→ **PROVIDED DATA**
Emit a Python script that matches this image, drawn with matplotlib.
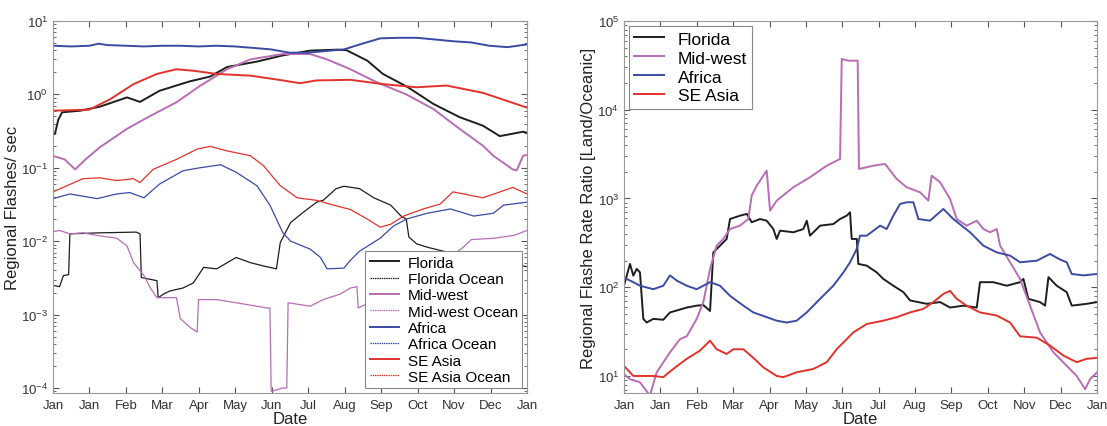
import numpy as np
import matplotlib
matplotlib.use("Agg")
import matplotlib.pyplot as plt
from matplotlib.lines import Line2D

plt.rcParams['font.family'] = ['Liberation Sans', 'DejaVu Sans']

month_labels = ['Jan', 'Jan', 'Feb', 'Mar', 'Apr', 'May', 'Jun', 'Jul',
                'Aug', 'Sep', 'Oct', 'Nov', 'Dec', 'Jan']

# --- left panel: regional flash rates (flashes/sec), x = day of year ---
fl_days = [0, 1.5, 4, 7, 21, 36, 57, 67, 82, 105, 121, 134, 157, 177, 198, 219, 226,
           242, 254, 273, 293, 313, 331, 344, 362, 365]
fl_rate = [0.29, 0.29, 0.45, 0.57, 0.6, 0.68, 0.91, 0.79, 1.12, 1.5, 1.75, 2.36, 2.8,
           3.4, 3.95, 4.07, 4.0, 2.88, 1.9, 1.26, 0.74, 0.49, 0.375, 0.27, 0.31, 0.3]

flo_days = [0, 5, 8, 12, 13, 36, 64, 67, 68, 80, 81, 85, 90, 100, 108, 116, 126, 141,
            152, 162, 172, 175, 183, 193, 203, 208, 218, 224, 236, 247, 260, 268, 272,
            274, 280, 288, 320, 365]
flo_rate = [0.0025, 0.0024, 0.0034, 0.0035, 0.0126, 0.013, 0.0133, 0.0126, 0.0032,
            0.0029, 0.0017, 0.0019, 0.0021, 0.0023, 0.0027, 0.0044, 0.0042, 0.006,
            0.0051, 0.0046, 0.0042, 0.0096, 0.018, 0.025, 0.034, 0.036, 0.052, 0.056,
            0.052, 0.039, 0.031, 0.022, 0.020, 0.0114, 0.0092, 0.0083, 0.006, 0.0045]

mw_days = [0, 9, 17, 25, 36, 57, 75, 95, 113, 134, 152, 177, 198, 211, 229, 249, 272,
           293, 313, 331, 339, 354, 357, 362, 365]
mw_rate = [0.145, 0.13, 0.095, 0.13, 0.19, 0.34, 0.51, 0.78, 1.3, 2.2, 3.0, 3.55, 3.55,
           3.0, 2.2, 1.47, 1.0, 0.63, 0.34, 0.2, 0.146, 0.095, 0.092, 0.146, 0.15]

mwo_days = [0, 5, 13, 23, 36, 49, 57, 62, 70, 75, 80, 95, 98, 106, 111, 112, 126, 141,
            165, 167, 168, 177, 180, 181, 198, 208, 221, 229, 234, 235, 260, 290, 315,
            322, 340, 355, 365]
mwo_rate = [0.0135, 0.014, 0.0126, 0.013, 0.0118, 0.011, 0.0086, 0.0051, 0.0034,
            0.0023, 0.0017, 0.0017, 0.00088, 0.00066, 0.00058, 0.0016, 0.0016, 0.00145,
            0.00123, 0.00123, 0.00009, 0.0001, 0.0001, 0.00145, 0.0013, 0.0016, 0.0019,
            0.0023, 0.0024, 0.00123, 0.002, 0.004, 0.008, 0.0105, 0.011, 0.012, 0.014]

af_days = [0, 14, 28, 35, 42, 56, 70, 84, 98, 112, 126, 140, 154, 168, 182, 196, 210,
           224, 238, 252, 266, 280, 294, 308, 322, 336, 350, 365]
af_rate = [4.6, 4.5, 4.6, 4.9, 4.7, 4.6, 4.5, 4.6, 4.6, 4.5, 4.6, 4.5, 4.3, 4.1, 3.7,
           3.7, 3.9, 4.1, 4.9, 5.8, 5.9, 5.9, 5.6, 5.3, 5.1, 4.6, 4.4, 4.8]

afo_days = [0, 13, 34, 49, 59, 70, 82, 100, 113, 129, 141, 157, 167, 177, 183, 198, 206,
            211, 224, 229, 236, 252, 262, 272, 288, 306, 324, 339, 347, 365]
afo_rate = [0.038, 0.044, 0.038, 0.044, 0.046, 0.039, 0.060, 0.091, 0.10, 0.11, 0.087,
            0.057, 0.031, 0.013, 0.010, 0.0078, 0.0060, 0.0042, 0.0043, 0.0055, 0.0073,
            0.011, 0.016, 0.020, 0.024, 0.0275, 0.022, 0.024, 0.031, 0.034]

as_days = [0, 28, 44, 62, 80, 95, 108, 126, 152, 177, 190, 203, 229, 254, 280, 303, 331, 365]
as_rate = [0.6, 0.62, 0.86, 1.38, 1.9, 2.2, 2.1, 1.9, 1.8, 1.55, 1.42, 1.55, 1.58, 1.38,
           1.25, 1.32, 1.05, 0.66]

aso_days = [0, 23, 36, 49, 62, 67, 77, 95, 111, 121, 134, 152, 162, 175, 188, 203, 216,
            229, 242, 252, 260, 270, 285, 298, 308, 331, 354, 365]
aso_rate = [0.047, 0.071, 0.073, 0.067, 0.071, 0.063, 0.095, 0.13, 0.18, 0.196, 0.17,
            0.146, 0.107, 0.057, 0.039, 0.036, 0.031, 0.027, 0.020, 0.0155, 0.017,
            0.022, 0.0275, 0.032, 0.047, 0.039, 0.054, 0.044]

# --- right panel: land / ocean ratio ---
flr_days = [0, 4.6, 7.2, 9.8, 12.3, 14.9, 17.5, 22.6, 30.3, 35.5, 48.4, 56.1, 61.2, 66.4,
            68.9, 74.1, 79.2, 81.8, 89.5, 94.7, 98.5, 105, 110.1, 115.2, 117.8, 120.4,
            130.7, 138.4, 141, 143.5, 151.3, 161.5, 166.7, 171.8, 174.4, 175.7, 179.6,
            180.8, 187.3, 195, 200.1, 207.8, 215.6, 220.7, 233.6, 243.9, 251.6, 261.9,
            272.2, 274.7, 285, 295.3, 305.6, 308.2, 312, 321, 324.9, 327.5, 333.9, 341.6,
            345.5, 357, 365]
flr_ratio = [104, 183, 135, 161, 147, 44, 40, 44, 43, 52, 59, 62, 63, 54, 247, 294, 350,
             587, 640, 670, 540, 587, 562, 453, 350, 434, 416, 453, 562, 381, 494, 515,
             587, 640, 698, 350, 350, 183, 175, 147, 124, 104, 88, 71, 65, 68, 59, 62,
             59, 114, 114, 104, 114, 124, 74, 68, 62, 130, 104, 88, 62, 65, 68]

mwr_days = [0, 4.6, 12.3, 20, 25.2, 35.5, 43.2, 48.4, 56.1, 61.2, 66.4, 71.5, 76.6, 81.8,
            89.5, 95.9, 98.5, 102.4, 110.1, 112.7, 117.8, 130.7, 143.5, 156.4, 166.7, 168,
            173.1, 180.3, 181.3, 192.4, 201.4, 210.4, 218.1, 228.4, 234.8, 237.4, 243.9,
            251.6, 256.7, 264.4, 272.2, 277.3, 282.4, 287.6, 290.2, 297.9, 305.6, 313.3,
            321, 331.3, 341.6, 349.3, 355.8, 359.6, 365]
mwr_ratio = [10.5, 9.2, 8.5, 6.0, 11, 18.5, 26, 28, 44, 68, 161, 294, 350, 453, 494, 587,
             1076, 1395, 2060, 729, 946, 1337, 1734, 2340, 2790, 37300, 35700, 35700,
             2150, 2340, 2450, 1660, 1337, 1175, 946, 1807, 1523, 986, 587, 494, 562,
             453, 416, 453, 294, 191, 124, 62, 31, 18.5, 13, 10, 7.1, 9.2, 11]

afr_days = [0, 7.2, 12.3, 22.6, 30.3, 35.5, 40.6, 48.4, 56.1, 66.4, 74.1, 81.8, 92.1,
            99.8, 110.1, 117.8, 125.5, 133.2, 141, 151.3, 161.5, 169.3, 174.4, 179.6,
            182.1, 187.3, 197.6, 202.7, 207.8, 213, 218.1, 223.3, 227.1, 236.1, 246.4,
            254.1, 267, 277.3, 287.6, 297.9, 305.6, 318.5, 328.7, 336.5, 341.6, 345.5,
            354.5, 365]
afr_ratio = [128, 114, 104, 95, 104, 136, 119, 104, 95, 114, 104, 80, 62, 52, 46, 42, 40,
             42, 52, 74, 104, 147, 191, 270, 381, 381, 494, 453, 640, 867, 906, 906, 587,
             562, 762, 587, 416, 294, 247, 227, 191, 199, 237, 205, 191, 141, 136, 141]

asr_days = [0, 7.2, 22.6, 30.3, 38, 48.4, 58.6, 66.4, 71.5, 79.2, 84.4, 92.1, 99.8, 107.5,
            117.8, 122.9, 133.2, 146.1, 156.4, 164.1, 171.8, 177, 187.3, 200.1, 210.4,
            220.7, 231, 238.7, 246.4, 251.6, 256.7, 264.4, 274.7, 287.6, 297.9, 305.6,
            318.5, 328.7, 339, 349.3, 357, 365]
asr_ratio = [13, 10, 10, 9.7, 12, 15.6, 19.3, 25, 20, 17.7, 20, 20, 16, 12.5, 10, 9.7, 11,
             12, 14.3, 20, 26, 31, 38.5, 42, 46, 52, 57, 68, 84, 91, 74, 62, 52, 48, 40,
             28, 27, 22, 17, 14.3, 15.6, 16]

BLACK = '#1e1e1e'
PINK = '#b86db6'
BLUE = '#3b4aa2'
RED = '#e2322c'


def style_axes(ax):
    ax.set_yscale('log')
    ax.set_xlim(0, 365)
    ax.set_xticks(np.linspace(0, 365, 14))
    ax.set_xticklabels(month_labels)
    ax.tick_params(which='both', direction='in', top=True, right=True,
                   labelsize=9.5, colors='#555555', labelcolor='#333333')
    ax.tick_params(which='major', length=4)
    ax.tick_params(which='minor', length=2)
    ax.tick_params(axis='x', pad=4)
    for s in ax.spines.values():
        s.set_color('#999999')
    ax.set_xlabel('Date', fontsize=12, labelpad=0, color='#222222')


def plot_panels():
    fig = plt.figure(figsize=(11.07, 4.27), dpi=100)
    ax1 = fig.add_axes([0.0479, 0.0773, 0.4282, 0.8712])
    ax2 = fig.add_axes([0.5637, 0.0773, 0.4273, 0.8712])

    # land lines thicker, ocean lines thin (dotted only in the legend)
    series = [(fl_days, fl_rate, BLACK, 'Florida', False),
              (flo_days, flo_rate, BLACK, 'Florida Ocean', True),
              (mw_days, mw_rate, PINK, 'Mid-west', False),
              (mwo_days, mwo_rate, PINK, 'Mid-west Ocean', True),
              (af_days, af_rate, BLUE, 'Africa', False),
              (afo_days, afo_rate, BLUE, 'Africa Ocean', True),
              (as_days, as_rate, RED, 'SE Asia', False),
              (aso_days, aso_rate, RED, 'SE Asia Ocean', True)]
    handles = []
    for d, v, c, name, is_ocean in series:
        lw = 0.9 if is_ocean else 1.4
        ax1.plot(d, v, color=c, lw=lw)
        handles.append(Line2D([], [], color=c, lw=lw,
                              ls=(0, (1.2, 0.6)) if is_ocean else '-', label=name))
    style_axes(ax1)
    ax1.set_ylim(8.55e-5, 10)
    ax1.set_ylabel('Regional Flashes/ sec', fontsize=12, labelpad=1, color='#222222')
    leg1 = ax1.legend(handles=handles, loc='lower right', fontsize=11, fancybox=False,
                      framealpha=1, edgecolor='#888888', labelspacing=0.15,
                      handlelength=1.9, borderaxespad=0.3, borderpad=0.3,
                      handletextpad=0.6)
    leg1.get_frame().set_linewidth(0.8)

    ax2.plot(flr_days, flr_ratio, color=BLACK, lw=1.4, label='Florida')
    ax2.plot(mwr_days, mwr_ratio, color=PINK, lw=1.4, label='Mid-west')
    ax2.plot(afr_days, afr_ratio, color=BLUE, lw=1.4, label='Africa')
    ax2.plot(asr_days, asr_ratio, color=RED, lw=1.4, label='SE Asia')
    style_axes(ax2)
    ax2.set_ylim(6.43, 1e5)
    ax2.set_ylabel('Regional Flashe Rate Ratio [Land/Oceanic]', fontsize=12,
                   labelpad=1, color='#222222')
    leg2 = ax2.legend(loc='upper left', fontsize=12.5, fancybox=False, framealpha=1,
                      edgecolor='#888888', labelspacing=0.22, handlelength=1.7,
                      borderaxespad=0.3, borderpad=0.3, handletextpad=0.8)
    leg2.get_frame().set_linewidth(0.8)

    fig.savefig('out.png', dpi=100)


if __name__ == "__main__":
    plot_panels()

→ **WORK TO COMPLETE**
Return, unchanged, the lines from the first line of the material through the line that holds "plt.rcParams['font.family'] = ['Liberation", inclusive, omitting pictures.

→ **FINAL ANSWER**
Emit a Python script that matches this image, drawn with matplotlib.
import numpy as np
import matplotlib
matplotlib.use("Agg")
import matplotlib.pyplot as plt
from matplotlib.lines import Line2D

plt.rcParams['font.family'] = ['Liberation Sans', 'DejaVu Sans']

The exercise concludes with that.